Write out the data below exactly as given, without any of its pictures.

### Source excerpt:
* * * *
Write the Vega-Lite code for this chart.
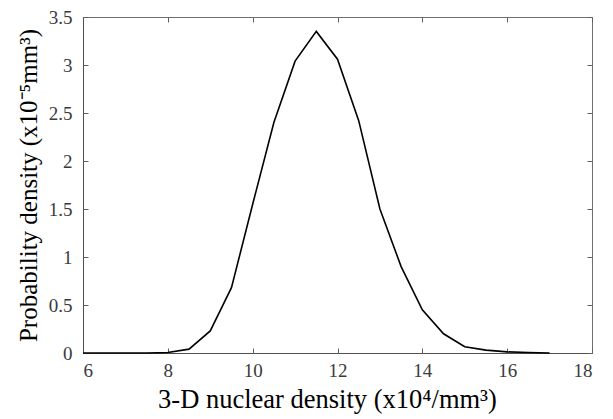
{
  "$schema": "https://vega.github.io/schema/vega-lite/v6.json",
  "autosize": {"type": "none"},
  "padding": {"left": 83, "top": 17, "right": 21, "bottom": 66},
  "width": 509,
  "height": 336,
  "background": "white",
  "config": {
    "view": {"stroke": "#707070", "strokeWidth": 1}
  },
  "data": {"values": [
    {"x": 6, "y": 0}, {"x": 6.5, "y": 0}, {"x": 7, "y": 0}, {"x": 7.5, "y": 0},
    {"x": 8, "y": 0.005}, {"x": 8.5, "y": 0.04}, {"x": 9, "y": 0.23}, {"x": 9.5, "y": 0.68},
    {"x": 10, "y": 1.55}, {"x": 10.5, "y": 2.4}, {"x": 11, "y": 3.04}, {"x": 11.5, "y": 3.35},
    {"x": 12, "y": 3.06}, {"x": 12.5, "y": 2.42}, {"x": 13, "y": 1.5}, {"x": 13.5, "y": 0.9},
    {"x": 14, "y": 0.45}, {"x": 14.5, "y": 0.2}, {"x": 15, "y": 0.065}, {"x": 15.5, "y": 0.03},
    {"x": 16, "y": 0.012}, {"x": 16.5, "y": 0.005}, {"x": 17, "y": 0}
  ]},
  "layer": [
    {
      "mark": {"type": "line", "color": "black", "strokeWidth": 1.6},
      "encoding": {
        "x": {"field": "x", "type": "quantitative", "scale": {"domain": [6, 18], "nice": false, "zero": false},
              "axis": {"orient": "bottom", "grid": false, "ticks": false, "values": [6, 8, 10, 12, 14, 16, 18], "title": "3-D nuclear density (x10⁴/mm³)", "titleX": 244, "titleFont": "Liberation Serif", "titleFontSize": 26.5, "titleFontWeight": "normal", "titleColor": "black", "labelFont": "Liberation Serif", "labelFontSize": 19, "labelColor": "#3a3a3a", "labelPadding": 8, "titlePadding": 6, "domainColor": "#505050"}},
        "y": {"field": "y", "type": "quantitative", "scale": {"domain": [0, 3.5], "nice": false},
              "axis": {"orient": "left", "grid": false, "ticks": false, "values": [0, 0.5, 1, 1.5, 2, 2.5, 3, 3.5], "format": "~g", "title": "Probability density (x10⁻⁵mm³)", "titleFont": "Liberation Serif", "titleFontSize": 25, "titleFontWeight": "normal", "titleColor": "black", "labelFont": "Liberation Serif", "labelFontSize": 19, "labelColor": "#3a3a3a", "labelPadding": 11, "titlePadding": 7, "domainColor": "#505050"}}
      }
    },
    {
      "mark": {"type": "line", "opacity": 0},
      "encoding": {
        "x": {"field": "x", "type": "quantitative", "axis": {"orient": "bottom", "offset": -5, "grid": false, "values": [6, 8, 10, 12, 14, 16, 18], "labels": false, "title": null, "domain": false, "ticks": true, "tickColor": "#606060", "tickWidth": 1, "tickSize": 5}},
        "y": {"field": "y", "type": "quantitative", "axis": {"orient": "left", "offset": -5, "grid": false, "values": [0, 0.5, 1, 1.5, 2, 2.5, 3, 3.5], "labels": false, "title": null, "domain": false, "ticks": true, "tickColor": "#606060", "tickWidth": 1, "tickSize": 5}}
      }
    },
    {
      "mark": {"type": "line", "opacity": 0},
      "encoding": {
        "x": {"field": "x", "type": "quantitative", "axis": {"orient": "top", "offset": -5, "grid": false, "values": [6, 8, 10, 12, 14, 16, 18], "labels": false, "title": null, "domain": false, "ticks": true, "tickColor": "#606060", "tickWidth": 1, "tickSize": 5}},
        "y": {"field": "y", "type": "quantitative", "axis": {"orient": "right", "offset": -5, "grid": false, "values": [0, 0.5, 1, 1.5, 2, 2.5, 3, 3.5], "labels": false, "title": null, "domain": false, "ticks": true, "tickColor": "#606060", "tickWidth": 1, "tickSize": 5}}
      }
    }
  ],
  "resolve": {"axis": {"x": "independent", "y": "independent"}}
}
* * * *
### Answer to this exercise:
Write the Vega-Lite code for this chart.
{
  "$schema": "https://vega.github.io/schema/vega-lite/v6.json",
  "autosize": {"type": "none"},
  "padding": {"left": 83, "top": 17, "right": 21, "bottom": 66},
  "width": 509,
  "height": 336,
  "background": "white",
  "config": {
    "view": {"stroke": "#707070", "strokeWidth": 1}
  },
  "data": {"values": [
    {"x": 6, "y": 0}, {"x": 6.5, "y": 0}, {"x": 7, "y": 0}, {"x": 7.5, "y": 0},
    {"x": 8, "y": 0.005}, {"x": 8.5, "y": 0.04}, {"x": 9, "y": 0.23}, {"x": 9.5, "y": 0.68},
    {"x": 10, "y": 1.55}, {"x": 10.5, "y": 2.4}, {"x": 11, "y": 3.04}, {"x": 11.5, "y": 3.35},
    {"x": 12, "y": 3.06}, {"x": 12.5, "y": 2.42}, {"x": 13, "y": 1.5}, {"x": 13.5, "y": 0.9},
    {"x": 14, "y": 0.45}, {"x": 14.5, "y": 0.2}, {"x": 15, "y": 0.065}, {"x": 15.5, "y": 0.03},
    {"x": 16, "y": 0.012}, {"x": 16.5, "y": 0.005}, {"x": 17, "y": 0}
  ]},
  "layer": [
    {
      "mark": {"type": "line", "color": "black", "strokeWidth": 1.6},
      "encoding": {
        "x": {"field": "x", "type": "quantitative", "scale": {"domain": [6, 18], "nice": false, "zero": false},
              "axis": {"orient": "bottom", "grid": false, "ticks": false, "values": [6, 8, 10, 12, 14, 16, 18], "title": "3-D nuclear density (x10⁴/mm³)", "titleX": 244, "titleFont": "Liberation Serif", "titleFontSize": 26.5, "titleFontWeight": "normal", "titleColor": "black", "labelFont": "Liberation Serif", "labelFontSize": 19, "labelColor": "#3a3a3a", "labelPadding": 8, "titlePadding": 6, "domainColor": "#505050"}},
        "y": {"field": "y", "type": "quantitative", "scale": {"domain": [0, 3.5], "nice": false},
              "axis": {"orient": "left", "grid": false, "ticks": false, "values": [0, 0.5, 1, 1.5, 2, 2.5, 3, 3.5], "format": "~g", "title": "Probability density (x10⁻⁵mm³)", "titleFont": "Liberation Serif", "titleFontSize": 25, "titleFontWeight": "normal", "titleColor": "black", "labelFont": "Liberation Serif", "labelFontSize": 19, "labelColor": "#3a3a3a", "labelPadding": 11, "titlePadding": 7, "domainColor": "#505050"}}
      }
    },
    {
      "mark": {"type": "line", "opacity": 0},
      "encoding": {
        "x": {"field": "x", "type": "quantitative", "axis": {"orient": "bottom", "offset": -5, "grid": false, "values": [6, 8, 10, 12, 14, 16, 18], "labels": false, "title": null, "domain": false, "ticks": true, "tickColor": "#606060", "tickWidth": 1, "tickSize": 5}},
        "y": {"field": "y", "type": "quantitative", "axis": {"orient": "left", "offset": -5, "grid": false, "values": [0, 0.5, 1, 1.5, 2, 2.5, 3, 3.5], "labels": false, "title": null, "domain": false, "ticks": true, "tickColor": "#606060", "tickWidth": 1, "tickSize": 5}}
      }
    },
    {
      "mark": {"type": "line", "opacity": 0},
      "encoding": {
        "x": {"field": "x", "type": "quantitative", "axis": {"orient": "top", "offset": -5, "grid": false, "values": [6, 8, 10, 12, 14, 16, 18], "labels": false, "title": null, "domain": false, "ticks": true, "tickColor": "#606060", "tickWidth": 1, "tickSize": 5}},
        "y": {"field": "y", "type": "quantitative", "axis": {"orient": "right", "offset": -5, "grid": false, "values": [0, 0.5, 1, 1.5, 2, 2.5, 3, 3.5], "labels": false, "title": null, "domain": false, "ticks": true, "tickColor": "#606060", "tickWidth": 1, "tickSize": 5}}
      }
    }
  ],
  "resolve": {"axis": {"x": "independent", "y": "independent"}}
}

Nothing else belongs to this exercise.